よって、例えば「壁心面積」のことを知らずに分譲マンションの広告で広さを確かめてから現物を見ると「あれ? 思ったより狭いな」と感じるかもしれません。逆に「壁心面積」「内法面積」のことを知っていれば、現物を見た際に違いを実感することができるでしょう。

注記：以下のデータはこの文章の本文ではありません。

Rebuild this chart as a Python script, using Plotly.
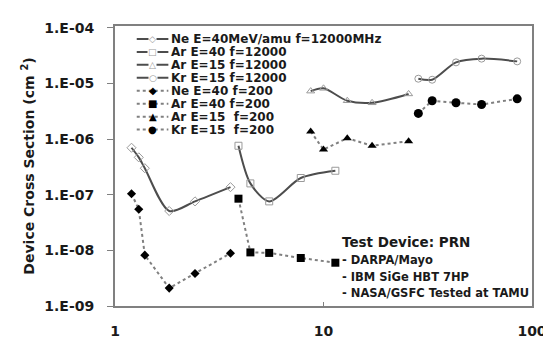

ちなみに、不動産業界が自主的に定めた広告のルール「不動産の表示に関する公正競争規約」には、壁心面積と内法面積のどちらを記載すべきか、明確には決められていません。したがって「どちらを記載してもよい」ということになり、物件を広く見せたい不動産会社などは壁心面積を広告に採用する、というわけです。
税制優遇制度に関わってくる場合も
床面積は、不動産の税制優遇制度に関わってくる場合があります。税金に関しては、基本的に戸建住宅の場合は壁心面積、アパート・マンションなど共同住宅の場合は内法面積が基準になります。

〈床面積によって税金が控除される場合がある制度〉
・住宅ローン控除
・すまい給付金
・登録免除税の軽減措置(2021年3月31日までの暫定措置)

このうち「すまい給付金」は消費税率引上げによる負担を軽減するために創設された制度で、中古物件に適用されます。
他に床面積が関わってくる問題としては火災保険が挙げられます。マンションの場合、多くの保険会社では規約に「専有面積」と記載されていますが、ほとんどの場合「専有面積」とは「内法面積」のことで、「内法面積」がそのマンションの床面積となります。しかし床面積が「壁心面積」基準であった場合は保険料が「内法面積」と変わってくることがあり、トラブルの元になりかねません。火災保険を契約する際は専有面積の範囲をしっかりと確認しておく必要があるでしょう。